Find the line with "Clone this chart in matplotlib." and the line with "W, H = 1168, 765", then repeat both of them and every line in between exactly. Omit the pictures.

§ DATA FOR THE TASK:

════════════════

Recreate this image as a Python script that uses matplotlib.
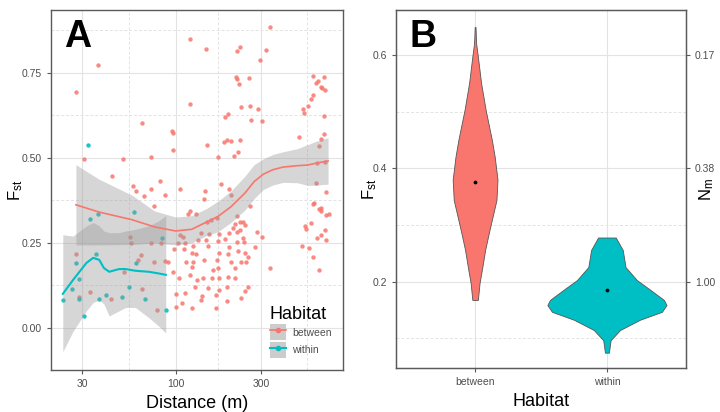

════════════════

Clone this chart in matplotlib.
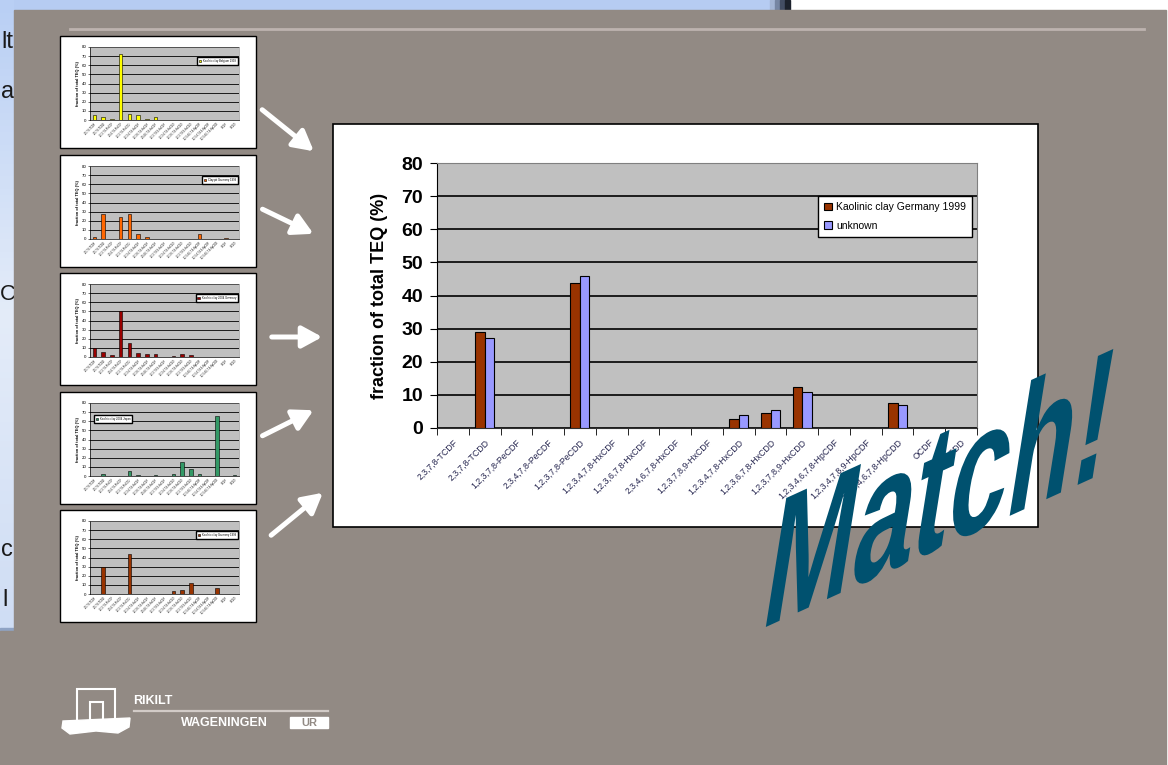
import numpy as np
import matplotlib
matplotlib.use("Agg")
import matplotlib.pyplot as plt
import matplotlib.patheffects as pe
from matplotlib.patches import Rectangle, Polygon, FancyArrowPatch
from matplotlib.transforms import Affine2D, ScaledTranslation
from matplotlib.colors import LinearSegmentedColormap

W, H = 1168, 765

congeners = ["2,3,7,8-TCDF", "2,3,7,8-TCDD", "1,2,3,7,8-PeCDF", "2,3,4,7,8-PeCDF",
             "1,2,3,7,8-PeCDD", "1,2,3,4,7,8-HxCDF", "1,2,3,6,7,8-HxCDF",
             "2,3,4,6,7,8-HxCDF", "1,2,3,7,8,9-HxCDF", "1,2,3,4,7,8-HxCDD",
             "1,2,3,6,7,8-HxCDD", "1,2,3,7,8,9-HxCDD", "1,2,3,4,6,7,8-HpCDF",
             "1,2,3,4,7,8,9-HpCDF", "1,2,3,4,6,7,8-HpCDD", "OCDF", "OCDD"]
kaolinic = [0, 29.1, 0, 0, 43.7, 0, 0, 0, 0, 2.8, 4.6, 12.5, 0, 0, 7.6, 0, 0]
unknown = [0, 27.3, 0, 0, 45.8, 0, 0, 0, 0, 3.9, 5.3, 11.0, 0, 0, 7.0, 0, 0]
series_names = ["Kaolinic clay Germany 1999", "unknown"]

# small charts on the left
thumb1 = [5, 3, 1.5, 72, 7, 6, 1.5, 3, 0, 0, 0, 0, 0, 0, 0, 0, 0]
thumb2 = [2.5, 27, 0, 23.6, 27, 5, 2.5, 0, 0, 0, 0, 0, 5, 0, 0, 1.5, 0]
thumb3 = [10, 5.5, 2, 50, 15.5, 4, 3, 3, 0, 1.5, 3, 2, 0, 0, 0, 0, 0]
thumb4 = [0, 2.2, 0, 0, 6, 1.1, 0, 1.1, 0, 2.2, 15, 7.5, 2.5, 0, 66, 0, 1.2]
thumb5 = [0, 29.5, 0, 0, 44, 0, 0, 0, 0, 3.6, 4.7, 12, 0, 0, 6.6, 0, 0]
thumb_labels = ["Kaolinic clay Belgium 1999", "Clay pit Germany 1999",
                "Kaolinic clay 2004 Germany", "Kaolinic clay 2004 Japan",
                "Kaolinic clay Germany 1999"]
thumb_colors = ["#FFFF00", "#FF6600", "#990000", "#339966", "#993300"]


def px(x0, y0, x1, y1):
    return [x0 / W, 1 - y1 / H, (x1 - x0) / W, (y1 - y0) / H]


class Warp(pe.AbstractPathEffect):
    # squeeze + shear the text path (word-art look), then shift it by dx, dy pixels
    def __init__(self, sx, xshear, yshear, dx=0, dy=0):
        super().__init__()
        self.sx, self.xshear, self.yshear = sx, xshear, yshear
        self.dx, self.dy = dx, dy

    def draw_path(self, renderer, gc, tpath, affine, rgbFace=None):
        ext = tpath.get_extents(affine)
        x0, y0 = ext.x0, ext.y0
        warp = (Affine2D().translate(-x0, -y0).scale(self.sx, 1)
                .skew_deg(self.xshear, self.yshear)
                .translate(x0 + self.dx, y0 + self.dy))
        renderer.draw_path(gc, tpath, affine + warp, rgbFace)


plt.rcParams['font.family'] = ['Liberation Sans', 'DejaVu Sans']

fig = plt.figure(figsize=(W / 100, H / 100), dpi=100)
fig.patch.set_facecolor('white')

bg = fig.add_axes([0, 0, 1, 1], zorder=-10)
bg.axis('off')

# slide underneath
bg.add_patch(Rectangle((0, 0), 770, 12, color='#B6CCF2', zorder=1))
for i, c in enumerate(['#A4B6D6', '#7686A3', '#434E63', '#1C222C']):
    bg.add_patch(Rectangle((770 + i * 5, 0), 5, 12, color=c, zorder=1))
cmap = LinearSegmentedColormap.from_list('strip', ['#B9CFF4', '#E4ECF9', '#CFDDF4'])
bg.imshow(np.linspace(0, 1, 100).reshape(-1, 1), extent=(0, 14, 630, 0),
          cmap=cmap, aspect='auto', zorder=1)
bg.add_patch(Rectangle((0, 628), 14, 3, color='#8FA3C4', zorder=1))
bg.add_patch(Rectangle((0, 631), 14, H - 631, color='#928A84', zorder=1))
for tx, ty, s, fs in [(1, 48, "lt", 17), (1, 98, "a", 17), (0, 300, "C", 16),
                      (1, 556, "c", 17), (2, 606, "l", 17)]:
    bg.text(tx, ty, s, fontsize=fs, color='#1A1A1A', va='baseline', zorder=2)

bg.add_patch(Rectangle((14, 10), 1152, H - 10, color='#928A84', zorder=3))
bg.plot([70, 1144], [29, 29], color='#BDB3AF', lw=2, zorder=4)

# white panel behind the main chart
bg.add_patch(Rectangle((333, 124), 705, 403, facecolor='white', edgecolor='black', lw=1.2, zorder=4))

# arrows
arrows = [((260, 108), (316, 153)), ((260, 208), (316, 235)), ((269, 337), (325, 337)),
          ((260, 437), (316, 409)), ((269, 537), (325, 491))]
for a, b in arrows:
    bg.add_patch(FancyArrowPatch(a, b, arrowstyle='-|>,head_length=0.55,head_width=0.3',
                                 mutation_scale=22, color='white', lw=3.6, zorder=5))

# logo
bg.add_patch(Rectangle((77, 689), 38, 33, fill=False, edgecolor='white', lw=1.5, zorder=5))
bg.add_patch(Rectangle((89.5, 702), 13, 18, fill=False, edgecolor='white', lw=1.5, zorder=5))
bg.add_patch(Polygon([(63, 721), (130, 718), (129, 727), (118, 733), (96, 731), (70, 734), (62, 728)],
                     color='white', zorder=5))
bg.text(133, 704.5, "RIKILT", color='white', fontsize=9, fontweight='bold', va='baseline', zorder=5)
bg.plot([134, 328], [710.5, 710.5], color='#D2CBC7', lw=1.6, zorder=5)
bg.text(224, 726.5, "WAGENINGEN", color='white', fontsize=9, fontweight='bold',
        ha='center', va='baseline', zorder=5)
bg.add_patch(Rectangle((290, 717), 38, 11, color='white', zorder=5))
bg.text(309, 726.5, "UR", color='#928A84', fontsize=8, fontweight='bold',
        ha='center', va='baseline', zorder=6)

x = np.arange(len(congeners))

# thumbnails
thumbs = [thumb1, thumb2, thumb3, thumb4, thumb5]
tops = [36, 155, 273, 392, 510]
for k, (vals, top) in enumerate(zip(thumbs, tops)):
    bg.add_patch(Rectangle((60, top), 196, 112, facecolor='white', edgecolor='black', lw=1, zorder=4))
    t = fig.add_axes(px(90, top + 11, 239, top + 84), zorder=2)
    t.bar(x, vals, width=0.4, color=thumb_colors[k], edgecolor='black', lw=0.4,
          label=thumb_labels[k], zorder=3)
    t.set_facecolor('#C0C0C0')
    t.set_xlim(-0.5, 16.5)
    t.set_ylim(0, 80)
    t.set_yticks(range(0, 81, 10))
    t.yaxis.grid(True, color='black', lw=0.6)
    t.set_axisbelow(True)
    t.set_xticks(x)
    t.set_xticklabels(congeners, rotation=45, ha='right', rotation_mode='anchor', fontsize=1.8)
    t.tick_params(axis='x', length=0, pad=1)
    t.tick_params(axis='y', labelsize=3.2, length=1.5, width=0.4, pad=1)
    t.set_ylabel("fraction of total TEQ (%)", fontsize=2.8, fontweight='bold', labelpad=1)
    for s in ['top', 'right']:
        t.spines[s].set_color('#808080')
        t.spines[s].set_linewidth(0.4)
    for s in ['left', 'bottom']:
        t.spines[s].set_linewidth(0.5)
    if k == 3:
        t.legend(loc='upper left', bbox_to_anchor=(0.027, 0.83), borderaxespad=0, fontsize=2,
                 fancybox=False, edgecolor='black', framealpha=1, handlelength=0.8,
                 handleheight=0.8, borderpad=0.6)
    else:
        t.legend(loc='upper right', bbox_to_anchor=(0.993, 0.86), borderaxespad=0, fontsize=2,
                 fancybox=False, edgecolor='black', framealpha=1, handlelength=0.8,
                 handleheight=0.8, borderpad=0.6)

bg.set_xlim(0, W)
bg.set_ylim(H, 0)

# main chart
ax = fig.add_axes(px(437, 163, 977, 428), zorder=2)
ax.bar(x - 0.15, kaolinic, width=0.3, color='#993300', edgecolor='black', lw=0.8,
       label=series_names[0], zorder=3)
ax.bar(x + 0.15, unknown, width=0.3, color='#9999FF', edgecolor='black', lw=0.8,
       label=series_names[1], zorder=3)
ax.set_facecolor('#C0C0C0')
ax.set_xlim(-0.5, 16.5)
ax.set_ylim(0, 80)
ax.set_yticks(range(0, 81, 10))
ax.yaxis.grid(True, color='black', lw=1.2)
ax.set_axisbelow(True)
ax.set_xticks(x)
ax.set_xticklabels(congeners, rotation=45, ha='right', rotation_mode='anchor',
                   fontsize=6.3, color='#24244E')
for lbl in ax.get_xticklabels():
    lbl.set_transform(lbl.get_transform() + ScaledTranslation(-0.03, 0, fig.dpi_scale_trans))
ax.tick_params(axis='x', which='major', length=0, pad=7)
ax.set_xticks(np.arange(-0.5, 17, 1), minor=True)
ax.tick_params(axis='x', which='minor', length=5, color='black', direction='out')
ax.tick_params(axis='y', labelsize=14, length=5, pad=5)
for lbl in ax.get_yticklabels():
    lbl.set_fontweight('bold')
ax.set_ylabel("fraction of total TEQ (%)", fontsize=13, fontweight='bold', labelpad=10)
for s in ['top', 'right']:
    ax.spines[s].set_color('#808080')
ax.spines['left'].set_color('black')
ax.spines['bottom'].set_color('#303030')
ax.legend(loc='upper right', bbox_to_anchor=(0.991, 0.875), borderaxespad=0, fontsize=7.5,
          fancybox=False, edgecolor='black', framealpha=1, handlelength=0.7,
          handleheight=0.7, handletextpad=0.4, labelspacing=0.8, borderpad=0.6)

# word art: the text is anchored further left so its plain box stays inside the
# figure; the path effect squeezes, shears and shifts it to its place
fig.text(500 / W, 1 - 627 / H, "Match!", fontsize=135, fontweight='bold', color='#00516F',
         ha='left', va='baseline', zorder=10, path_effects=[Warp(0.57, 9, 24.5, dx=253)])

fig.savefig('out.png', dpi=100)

════════════════

§ RESPONSE BELOW:
Clone this chart in matplotlib.
import numpy as np
import matplotlib
matplotlib.use("Agg")
import matplotlib.pyplot as plt
import matplotlib.patheffects as pe
from matplotlib.patches import Rectangle, Polygon, FancyArrowPatch
from matplotlib.transforms import Affine2D, ScaledTranslation
from matplotlib.colors import LinearSegmentedColormap

W, H = 1168, 765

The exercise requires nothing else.